*Task inputs*.
----

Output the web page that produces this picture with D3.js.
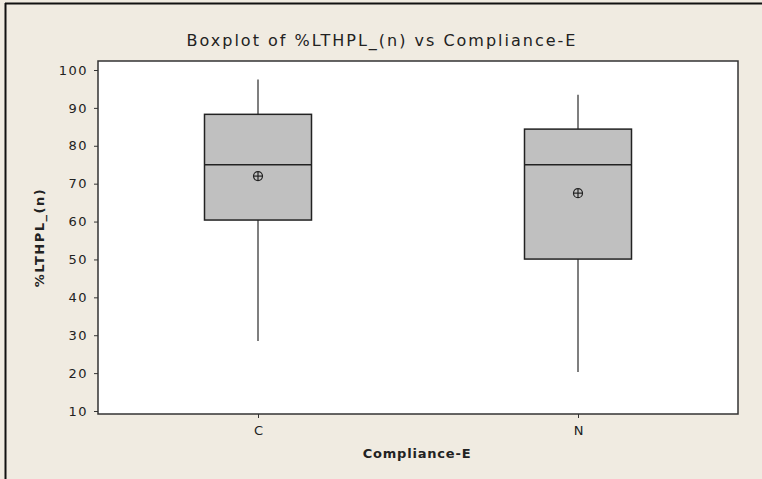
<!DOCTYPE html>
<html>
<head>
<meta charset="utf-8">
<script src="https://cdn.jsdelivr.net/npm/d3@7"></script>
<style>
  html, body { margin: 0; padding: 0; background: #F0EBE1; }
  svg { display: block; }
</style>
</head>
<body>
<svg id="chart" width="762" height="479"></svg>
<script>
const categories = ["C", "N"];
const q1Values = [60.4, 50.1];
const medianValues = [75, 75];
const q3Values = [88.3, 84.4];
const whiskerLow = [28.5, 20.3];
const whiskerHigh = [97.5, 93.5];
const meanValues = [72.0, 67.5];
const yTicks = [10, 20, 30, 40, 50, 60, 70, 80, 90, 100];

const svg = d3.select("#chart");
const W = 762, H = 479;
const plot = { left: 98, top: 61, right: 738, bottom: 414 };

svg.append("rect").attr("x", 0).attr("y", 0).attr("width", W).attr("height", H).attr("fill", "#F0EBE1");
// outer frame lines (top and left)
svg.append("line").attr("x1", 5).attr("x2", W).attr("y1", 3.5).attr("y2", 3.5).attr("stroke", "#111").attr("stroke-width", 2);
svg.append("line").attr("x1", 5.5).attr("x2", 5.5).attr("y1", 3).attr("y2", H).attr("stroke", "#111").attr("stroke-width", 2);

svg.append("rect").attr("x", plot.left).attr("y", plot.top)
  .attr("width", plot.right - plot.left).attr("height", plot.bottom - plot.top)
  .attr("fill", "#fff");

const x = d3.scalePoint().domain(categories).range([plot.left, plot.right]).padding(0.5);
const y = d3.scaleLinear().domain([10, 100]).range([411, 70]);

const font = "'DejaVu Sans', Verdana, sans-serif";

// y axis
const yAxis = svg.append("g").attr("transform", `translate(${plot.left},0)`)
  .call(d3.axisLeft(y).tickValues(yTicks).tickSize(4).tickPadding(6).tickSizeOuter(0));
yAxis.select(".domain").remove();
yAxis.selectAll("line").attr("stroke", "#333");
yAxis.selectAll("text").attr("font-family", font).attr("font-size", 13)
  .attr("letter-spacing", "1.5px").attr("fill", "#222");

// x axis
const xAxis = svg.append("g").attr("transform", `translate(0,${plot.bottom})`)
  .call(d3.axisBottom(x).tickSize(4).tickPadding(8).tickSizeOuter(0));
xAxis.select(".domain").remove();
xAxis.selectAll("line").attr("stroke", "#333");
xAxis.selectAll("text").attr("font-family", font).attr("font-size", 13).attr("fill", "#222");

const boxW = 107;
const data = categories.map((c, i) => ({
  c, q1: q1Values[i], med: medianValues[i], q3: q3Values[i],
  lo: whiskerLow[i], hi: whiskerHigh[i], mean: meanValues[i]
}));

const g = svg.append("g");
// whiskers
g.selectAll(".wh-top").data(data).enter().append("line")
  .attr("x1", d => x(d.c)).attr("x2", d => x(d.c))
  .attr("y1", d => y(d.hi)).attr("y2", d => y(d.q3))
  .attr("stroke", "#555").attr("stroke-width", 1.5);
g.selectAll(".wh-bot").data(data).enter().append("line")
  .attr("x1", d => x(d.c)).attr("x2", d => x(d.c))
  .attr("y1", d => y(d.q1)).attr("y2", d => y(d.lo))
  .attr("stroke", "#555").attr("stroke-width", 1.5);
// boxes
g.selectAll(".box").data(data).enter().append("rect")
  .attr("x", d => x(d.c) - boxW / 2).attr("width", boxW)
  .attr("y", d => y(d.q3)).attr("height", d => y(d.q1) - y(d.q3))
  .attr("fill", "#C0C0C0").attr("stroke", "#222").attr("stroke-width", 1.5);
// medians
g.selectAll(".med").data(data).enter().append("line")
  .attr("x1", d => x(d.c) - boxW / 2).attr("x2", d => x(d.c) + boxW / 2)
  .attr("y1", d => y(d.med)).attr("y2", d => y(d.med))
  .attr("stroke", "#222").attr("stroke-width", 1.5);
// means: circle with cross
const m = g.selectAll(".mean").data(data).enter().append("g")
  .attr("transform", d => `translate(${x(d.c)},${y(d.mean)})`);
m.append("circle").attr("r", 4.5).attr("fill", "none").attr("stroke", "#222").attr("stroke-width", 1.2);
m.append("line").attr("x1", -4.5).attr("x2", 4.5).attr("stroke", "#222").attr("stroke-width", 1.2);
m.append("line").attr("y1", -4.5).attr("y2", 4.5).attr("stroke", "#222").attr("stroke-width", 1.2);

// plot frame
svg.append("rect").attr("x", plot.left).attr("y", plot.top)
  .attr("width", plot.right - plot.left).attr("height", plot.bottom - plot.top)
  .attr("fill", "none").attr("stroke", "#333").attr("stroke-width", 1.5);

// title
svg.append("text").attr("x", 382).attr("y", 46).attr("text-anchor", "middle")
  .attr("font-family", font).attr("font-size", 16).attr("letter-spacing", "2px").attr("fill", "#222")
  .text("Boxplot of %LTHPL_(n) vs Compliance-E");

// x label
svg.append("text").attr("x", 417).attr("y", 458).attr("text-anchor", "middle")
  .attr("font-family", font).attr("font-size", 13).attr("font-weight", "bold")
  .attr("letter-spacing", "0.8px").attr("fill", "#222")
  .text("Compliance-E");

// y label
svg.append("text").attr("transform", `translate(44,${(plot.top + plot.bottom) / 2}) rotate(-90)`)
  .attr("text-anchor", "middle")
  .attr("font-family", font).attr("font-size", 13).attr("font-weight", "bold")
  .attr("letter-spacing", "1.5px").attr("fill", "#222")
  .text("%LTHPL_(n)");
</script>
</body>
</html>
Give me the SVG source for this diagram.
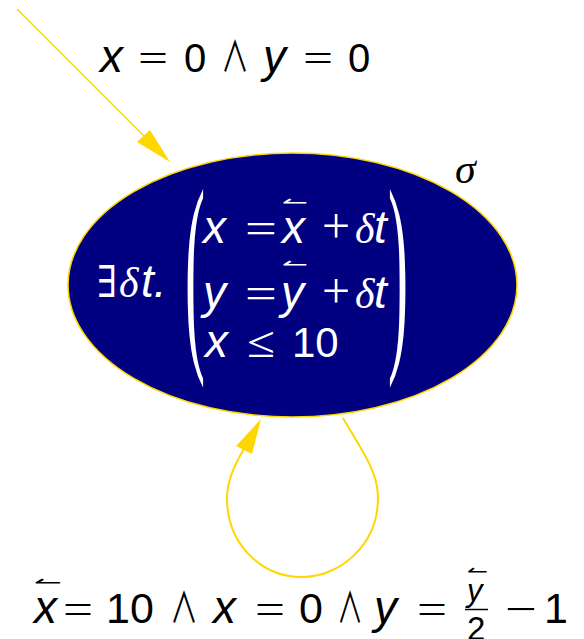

----

*What is required*.
Every record must be copied exactly, with images dropped from the result.

*Problem solution*.
Output the web page that produces this picture with D3.js.
<!DOCTYPE html>
<html>
<head>
<meta charset="utf-8">
<script src="https://cdn.jsdelivr.net/npm/d3@7"></script>
<style>
  html, body { margin: 0; padding: 0; background: #F0EBE1; }
  svg { display: block; }
</style>
</head>
<body>
<svg id="chart" width="762" height="479"></svg>
<script>
const categories = ["C", "N"];
const q1Values = [60.4, 50.1];
const medianValues = [75, 75];
const q3Values = [88.3, 84.4];
const whiskerLow = [28.5, 20.3];
const whiskerHigh = [97.5, 93.5];
const meanValues = [72.0, 67.5];
const yTicks = [10, 20, 30, 40, 50, 60, 70, 80, 90, 100];

const svg = d3.select("#chart");
const W = 762, H = 479;
const plot = { left: 98, top: 61, right: 738, bottom: 414 };

svg.append("rect").attr("x", 0).attr("y", 0).attr("width", W).attr("height", H).attr("fill", "#F0EBE1");
// outer frame lines (top and left)
svg.append("line").attr("x1", 5).attr("x2", W).attr("y1", 3.5).attr("y2", 3.5).attr("stroke", "#111").attr("stroke-width", 2);
svg.append("line").attr("x1", 5.5).attr("x2", 5.5).attr("y1", 3).attr("y2", H).attr("stroke", "#111").attr("stroke-width", 2);

svg.append("rect").attr("x", plot.left).attr("y", plot.top)
  .attr("width", plot.right - plot.left).attr("height", plot.bottom - plot.top)
  .attr("fill", "#fff");

const x = d3.scalePoint().domain(categories).range([plot.left, plot.right]).padding(0.5);
const y = d3.scaleLinear().domain([10, 100]).range([411, 70]);

const font = "'DejaVu Sans', Verdana, sans-serif";

// y axis
const yAxis = svg.append("g").attr("transform", `translate(${plot.left},0)`)
  .call(d3.axisLeft(y).tickValues(yTicks).tickSize(4).tickPadding(6).tickSizeOuter(0));
yAxis.select(".domain").remove();
yAxis.selectAll("line").attr("stroke", "#333");
yAxis.selectAll("text").attr("font-family", font).attr("font-size", 13)
  .attr("letter-spacing", "1.5px").attr("fill", "#222");

// x axis
const xAxis = svg.append("g").attr("transform", `translate(0,${plot.bottom})`)
  .call(d3.axisBottom(x).tickSize(4).tickPadding(8).tickSizeOuter(0));
xAxis.select(".domain").remove();
xAxis.selectAll("line").attr("stroke", "#333");
xAxis.selectAll("text").attr("font-family", font).attr("font-size", 13).attr("fill", "#222");

const boxW = 107;
const data = categories.map((c, i) => ({
  c, q1: q1Values[i], med: medianValues[i], q3: q3Values[i],
  lo: whiskerLow[i], hi: whiskerHigh[i], mean: meanValues[i]
}));

const g = svg.append("g");
// whiskers
g.selectAll(".wh-top").data(data).enter().append("line")
  .attr("x1", d => x(d.c)).attr("x2", d => x(d.c))
  .attr("y1", d => y(d.hi)).attr("y2", d => y(d.q3))
  .attr("stroke", "#555").attr("stroke-width", 1.5);
g.selectAll(".wh-bot").data(data).enter().append("line")
  .attr("x1", d => x(d.c)).attr("x2", d => x(d.c))
  .attr("y1", d => y(d.q1)).attr("y2", d => y(d.lo))
  .attr("stroke", "#555").attr("stroke-width", 1.5);
// boxes
g.selectAll(".box").data(data).enter().append("rect")
  .attr("x", d => x(d.c) - boxW / 2).attr("width", boxW)
  .attr("y", d => y(d.q3)).attr("height", d => y(d.q1) - y(d.q3))
  .attr("fill", "#C0C0C0").attr("stroke", "#222").attr("stroke-width", 1.5);
// medians
g.selectAll(".med").data(data).enter().append("line")
  .attr("x1", d => x(d.c) - boxW / 2).attr("x2", d => x(d.c) + boxW / 2)
  .attr("y1", d => y(d.med)).attr("y2", d => y(d.med))
  .attr("stroke", "#222").attr("stroke-width", 1.5);
// means: circle with cross
const m = g.selectAll(".mean").data(data).enter().append("g")
  .attr("transform", d => `translate(${x(d.c)},${y(d.mean)})`);
m.append("circle").attr("r", 4.5).attr("fill", "none").attr("stroke", "#222").attr("stroke-width", 1.2);
m.append("line").attr("x1", -4.5).attr("x2", 4.5).attr("stroke", "#222").attr("stroke-width", 1.2);
m.append("line").attr("y1", -4.5).attr("y2", 4.5).attr("stroke", "#222").attr("stroke-width", 1.2);

// plot frame
svg.append("rect").attr("x", plot.left).attr("y", plot.top)
  .attr("width", plot.right - plot.left).attr("height", plot.bottom - plot.top)
  .attr("fill", "none").attr("stroke", "#333").attr("stroke-width", 1.5);

// title
svg.append("text").attr("x", 382).attr("y", 46).attr("text-anchor", "middle")
  .attr("font-family", font).attr("font-size", 16).attr("letter-spacing", "2px").attr("fill", "#222")
  .text("Boxplot of %LTHPL_(n) vs Compliance-E");

// x label
svg.append("text").attr("x", 417).attr("y", 458).attr("text-anchor", "middle")
  .attr("font-family", font).attr("font-size", 13).attr("font-weight", "bold")
  .attr("letter-spacing", "0.8px").attr("fill", "#222")
  .text("Compliance-E");

// y label
svg.append("text").attr("transform", `translate(44,${(plot.top + plot.bottom) / 2}) rotate(-90)`)
  .attr("text-anchor", "middle")
  .attr("font-family", font).attr("font-size", 13).attr("font-weight", "bold")
  .attr("letter-spacing", "1.5px").attr("fill", "#222")
  .text("%LTHPL_(n)");
</script>
</body>
</html>
Give me the SVG source for this diagram.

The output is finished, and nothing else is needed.